The natural particle accelerator

cmartinez

Joined Jan 17, 2007
8,253
One of my favorite science writers was David E. H. Jones, who wrote in New Scientist and Nature under the pen name of Daedalus. He passed away a couple of years ago. I remember one article he wrote about the possibility of building a particle accelerator the size of the solar system! ... I've been looking everywhere for that article, but so far I haven't been able to find it.
 

cmartinez

Joined Jan 17, 2007
8,253
https://www.scientificamerican.com/article/cerns-pioneering-mini-accelerator-passes-first-test1

An experiment at CERN has demonstrated a new way of accelerating electrons to high energies—one that could dramatically shrink the size of future particle accelerators and lower their costs.

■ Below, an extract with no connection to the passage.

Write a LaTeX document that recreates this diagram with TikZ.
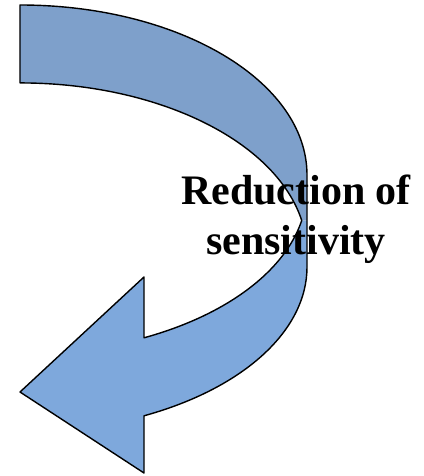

The technique is the latest entrant in a hot race to develop a technology called plasma wakefield acceleration. The method uses waves in plasma, a soup of ionized atoms, to push electrons to ever-higher energies over distances much shorter than those required in today’s particle accelerators. Several laboratories have demonstrated plasma wakefield acceleration using two different approaches; most teams use laser beams to create the plasma waves needed. The latest work is the first to show that protons can also induce the waves and achieve electron acceleration—a technique that may have advantages over the others because protons can carry high energies over long distances.

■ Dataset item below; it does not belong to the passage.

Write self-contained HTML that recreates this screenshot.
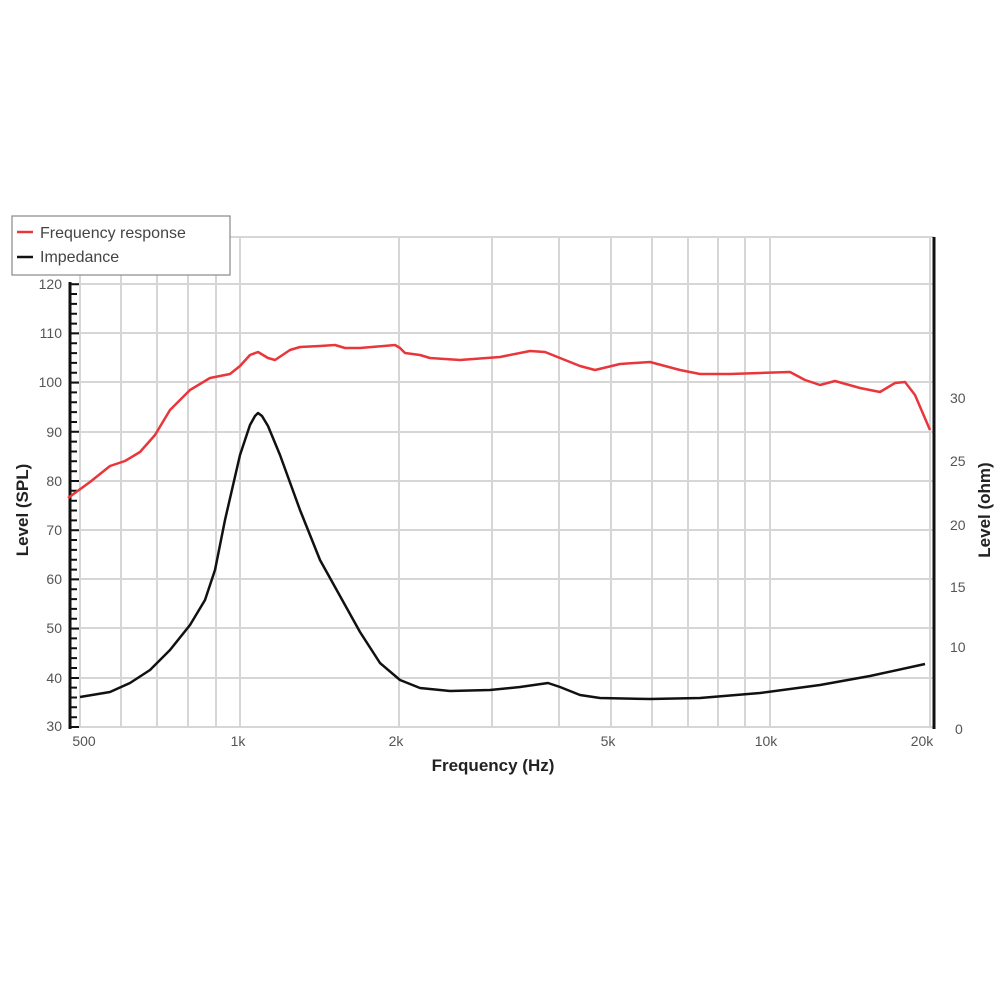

In this case, researchers diverted protons that would usually be fed into the Large Hadron Collider (LHC) at CERN, Europe’s particle-physics lab near Geneva, Switzerland, and instead inserted them into the wakefield accelerator, called the Advanced Wakefield Experiment (AWAKE). The machine worked as expected and created a consistent beam of accelerated electrons. “That, for us, was a major achievement,” says Matthew Wing, a physicist at University College London, who is deputy spokesperson for AWAKE. “It essentially says that the method works, and it’s never been done before.” The work is described in Nature on August 29.